The last two ways are more thoroughly Protestant and consistent with the principle of the general priesthood of believers; but they presuppose a higher grade of self-governing capacity in the laity than the episcopal polity.
All these forms of government admit of a union with the state (as in Europe), or a separation from the state (as in America). Union of church and state was the traditional system since the days of Constantine and Charlemagne, and was adhered to by all the Reformers. They had no idea of a separation; they even brought the two powers into closer relationship by increasing the authority of the state over the church. Separation of the two was barely mentioned by Luther, as a private opinion, we may say almost as a prophetic dream, but was soon abandoned as an impossibility.
Luther, in harmony with his unique personal experience, made the doctrine of justification the cardinal truth of Christianity, and believed that the preaching of that doctrine would of itself produce all the necessary changes in worship and discipline. But the abuse of evangelical freedom taught him the necessity of discipline, and he raised his protest against antinomianism. His complaints of the degeneracy of the times increased with his age and his bodily infirmities. The world seemed to him to be getting worse and worse, and fast rushing to judgment. He was so disgusted with the immorality prevailing among the citizens and students at Wittenberg, that he threatened to leave the town altogether in 1544, but yielded to the earnest entreaties of the university and magistrate to remain.674674 See his letters to Jonas, Lauterbach, Link, Probst, and others, in De Wette, vol. V. To Lauterbach he wrote, Nov. 10, 1541 (V. 407), "Ego paene de Germania desperavi, postquam recepit inter parietes veros illos Turkas seu veros illos diabolos, avaritiam, usuram, tyrannidem, discordiam et totam illam Lernam perfidiae, malitiae, et nequitiae, in nobilitate, in aulis, in curiis, in oppidis, in villis, super haec autem contemtum verbi et ingratitudinem inauditam." To Jonas he wrote, March 7, 1543 (V. 548), that the German nobility and princes were worse than the Turks, and bent upon enslaving Germany, and exhausting the people. To the same he gives, June 18, 1543 (V. 570), an account of the immorality of Wittenberg, and the indifference of the magistrate, and concludes, "Es ist ein verdriesslich Ding um die Welt." He thought that the end of the wicked world was near (Letter to Probst, Dec. 5, 1544, vol. V. 703).

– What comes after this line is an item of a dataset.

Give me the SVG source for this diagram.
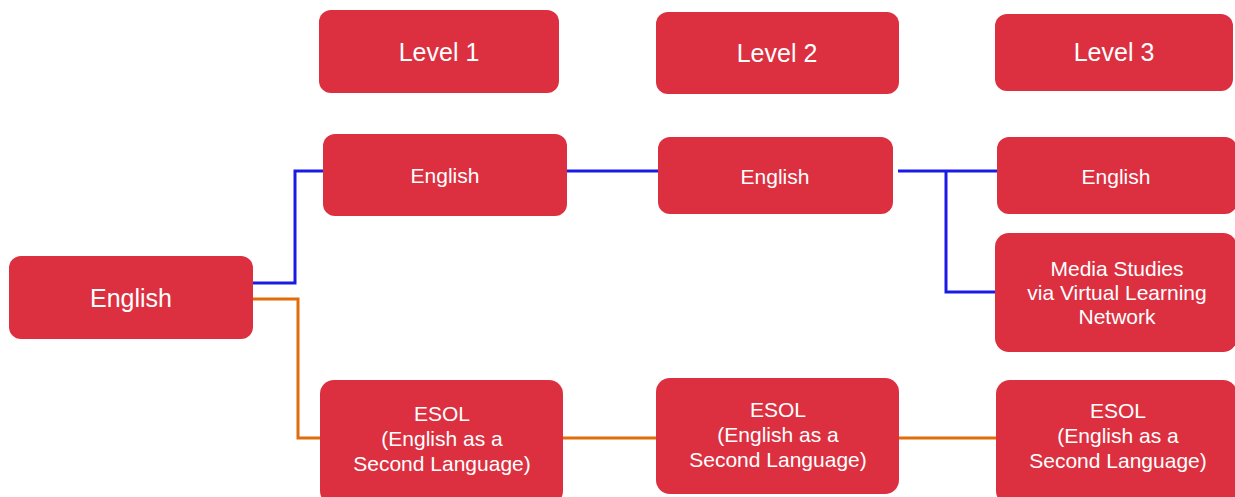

The German Reformation did not stimulate the duty of self-support, nor develop the faculty of self-government. It threw the church into the arms of the state, from whose bondage she has never been able as yet to emancipate herself. The princes, nobles, and city magistrates were willing and anxious to take the benefit, but reluctant to perform the duties, of their new priestly dignity; while the common people remained as passive as before, without a voice in the election of their pastor, or any share in the administration of their congregational affairs. The Lutheran prince took the place of the bishop or pope; the Lutheran pastor (Pfarrherr), the place of the Romish priest, but instead of obeying the bishop he had to obey his secular patron.675675 Friedberg, Kirchenrecht, p. 57, correctly says, "Die Reformation hat schliesslich wohl Pfarrsprengel geschaffen, aber keine Gemeinden." This is true even now of the Lutheran churches in Northern Germany; but in Westphalia, on the Rhine, and in America, the congregational life is more or less developed, partly through contact with Reformed churches.